* Brief *
Copy out each line of the material below that holds the string "with".

________________

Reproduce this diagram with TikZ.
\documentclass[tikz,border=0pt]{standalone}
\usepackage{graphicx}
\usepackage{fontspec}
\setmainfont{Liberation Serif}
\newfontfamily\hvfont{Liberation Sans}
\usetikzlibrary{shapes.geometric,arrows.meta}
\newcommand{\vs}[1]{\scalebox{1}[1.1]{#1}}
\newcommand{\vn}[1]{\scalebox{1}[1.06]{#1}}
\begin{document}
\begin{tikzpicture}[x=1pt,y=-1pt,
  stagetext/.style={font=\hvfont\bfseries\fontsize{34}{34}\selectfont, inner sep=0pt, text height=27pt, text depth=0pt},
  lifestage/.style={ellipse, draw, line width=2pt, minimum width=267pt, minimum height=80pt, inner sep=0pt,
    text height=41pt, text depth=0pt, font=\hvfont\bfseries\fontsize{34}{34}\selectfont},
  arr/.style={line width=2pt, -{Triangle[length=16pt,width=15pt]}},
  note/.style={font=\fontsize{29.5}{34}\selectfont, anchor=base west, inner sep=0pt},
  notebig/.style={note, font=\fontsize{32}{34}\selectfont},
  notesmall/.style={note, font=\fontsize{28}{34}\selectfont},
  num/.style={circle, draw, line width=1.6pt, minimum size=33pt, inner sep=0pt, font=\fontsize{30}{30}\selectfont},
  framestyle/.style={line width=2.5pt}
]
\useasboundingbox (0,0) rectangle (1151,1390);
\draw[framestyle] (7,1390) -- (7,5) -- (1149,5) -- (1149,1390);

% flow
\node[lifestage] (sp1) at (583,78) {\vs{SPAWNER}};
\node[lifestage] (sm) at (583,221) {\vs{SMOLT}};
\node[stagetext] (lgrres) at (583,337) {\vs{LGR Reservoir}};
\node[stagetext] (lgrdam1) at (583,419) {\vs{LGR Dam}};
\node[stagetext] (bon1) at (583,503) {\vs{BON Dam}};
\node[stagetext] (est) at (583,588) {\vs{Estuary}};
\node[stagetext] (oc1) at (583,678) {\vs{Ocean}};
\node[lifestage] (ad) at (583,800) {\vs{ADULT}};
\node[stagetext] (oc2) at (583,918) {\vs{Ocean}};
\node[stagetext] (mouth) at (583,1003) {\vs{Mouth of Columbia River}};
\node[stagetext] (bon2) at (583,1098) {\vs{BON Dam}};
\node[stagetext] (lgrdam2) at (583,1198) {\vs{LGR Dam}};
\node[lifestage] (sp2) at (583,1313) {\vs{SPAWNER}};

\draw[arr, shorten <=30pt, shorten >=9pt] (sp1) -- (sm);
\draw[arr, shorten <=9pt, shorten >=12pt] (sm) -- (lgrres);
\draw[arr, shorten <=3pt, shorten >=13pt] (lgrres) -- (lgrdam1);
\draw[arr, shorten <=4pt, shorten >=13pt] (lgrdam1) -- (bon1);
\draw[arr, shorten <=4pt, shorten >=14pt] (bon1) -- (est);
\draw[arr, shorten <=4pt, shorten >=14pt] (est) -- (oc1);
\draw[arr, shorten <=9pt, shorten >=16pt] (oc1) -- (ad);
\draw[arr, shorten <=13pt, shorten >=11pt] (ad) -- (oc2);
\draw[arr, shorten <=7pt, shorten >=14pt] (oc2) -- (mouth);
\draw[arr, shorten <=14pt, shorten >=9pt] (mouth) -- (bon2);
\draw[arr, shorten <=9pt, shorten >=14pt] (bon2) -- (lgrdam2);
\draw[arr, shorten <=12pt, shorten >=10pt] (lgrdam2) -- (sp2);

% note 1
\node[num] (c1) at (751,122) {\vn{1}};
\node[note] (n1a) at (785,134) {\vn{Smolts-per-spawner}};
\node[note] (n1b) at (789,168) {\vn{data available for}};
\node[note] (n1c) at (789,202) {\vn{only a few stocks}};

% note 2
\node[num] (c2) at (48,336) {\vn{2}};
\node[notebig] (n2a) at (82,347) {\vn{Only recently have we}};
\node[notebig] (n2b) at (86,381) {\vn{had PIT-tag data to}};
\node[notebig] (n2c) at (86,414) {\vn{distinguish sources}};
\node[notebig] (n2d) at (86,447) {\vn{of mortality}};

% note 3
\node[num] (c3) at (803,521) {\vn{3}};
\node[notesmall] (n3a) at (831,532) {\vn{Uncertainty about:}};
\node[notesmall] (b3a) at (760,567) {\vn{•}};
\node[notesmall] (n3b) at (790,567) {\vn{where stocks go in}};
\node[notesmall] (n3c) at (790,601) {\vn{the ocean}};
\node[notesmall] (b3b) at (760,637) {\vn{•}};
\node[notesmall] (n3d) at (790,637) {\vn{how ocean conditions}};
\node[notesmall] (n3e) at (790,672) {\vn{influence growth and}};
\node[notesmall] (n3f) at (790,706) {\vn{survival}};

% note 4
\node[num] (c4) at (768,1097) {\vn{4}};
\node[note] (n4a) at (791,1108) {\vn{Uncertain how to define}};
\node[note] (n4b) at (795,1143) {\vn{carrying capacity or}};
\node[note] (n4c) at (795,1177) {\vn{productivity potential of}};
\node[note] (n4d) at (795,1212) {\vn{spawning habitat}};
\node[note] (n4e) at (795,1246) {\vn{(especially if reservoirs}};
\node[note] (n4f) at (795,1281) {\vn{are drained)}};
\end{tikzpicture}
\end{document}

________________

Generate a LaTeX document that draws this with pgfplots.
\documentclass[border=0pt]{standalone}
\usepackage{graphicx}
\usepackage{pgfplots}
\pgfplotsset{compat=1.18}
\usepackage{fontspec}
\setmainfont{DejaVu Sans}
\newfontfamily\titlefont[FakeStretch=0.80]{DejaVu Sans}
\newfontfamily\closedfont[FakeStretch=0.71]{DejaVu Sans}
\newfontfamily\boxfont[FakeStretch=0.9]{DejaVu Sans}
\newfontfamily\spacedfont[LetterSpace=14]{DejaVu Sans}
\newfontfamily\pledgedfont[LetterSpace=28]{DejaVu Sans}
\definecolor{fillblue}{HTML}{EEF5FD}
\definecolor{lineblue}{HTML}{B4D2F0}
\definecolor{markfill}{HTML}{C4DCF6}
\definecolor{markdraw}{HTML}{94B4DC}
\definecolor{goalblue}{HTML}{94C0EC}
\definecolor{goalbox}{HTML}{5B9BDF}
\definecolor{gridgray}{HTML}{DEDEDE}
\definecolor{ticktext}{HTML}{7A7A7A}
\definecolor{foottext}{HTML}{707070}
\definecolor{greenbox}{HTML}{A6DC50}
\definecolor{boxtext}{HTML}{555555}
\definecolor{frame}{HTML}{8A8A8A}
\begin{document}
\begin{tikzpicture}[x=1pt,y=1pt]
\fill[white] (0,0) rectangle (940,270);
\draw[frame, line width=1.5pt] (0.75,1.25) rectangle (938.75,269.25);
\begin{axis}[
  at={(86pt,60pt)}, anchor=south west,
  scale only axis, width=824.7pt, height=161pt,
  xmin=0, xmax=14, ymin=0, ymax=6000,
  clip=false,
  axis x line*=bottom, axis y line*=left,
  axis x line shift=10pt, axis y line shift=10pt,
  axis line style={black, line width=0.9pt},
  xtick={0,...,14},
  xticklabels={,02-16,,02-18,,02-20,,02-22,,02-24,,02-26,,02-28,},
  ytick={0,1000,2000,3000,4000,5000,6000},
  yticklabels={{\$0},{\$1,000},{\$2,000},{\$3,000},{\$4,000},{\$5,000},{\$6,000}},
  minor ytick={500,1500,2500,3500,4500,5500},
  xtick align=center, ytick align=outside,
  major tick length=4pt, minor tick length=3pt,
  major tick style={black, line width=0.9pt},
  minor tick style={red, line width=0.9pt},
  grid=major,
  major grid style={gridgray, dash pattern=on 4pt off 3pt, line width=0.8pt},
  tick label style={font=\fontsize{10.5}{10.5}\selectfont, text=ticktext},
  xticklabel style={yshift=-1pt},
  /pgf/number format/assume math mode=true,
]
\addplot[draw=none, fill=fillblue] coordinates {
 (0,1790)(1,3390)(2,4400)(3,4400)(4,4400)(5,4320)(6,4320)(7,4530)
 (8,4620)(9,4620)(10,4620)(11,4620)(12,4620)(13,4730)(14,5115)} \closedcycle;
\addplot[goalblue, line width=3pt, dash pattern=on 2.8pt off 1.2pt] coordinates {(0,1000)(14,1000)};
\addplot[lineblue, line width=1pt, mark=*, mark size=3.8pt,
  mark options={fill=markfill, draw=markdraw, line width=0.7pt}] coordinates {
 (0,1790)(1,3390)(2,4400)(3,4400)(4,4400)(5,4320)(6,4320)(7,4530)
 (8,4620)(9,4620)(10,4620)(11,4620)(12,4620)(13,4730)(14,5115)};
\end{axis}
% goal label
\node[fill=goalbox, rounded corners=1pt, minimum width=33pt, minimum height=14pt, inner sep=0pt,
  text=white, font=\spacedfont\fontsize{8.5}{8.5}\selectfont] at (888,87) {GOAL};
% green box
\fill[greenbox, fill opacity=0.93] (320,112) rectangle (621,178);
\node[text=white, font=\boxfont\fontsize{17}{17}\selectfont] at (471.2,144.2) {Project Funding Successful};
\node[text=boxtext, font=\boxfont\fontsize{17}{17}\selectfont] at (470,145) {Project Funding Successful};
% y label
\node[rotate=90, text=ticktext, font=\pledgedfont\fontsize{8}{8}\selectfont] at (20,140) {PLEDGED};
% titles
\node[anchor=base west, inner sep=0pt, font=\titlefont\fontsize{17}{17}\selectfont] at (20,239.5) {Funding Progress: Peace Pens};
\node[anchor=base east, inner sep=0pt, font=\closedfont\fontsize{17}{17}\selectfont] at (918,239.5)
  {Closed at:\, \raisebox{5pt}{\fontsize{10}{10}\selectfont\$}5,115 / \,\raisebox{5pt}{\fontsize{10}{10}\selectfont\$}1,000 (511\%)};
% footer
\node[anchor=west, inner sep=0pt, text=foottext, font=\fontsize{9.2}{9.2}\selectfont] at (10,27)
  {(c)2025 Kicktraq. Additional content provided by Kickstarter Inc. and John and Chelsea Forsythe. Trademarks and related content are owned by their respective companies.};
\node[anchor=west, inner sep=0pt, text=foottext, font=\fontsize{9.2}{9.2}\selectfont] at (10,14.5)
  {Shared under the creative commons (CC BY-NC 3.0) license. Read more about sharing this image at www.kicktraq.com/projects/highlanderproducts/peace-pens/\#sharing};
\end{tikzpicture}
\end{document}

________________

* Exercise result *
Reproduce this diagram with TikZ.
Generate a LaTeX document that draws this with pgfplots.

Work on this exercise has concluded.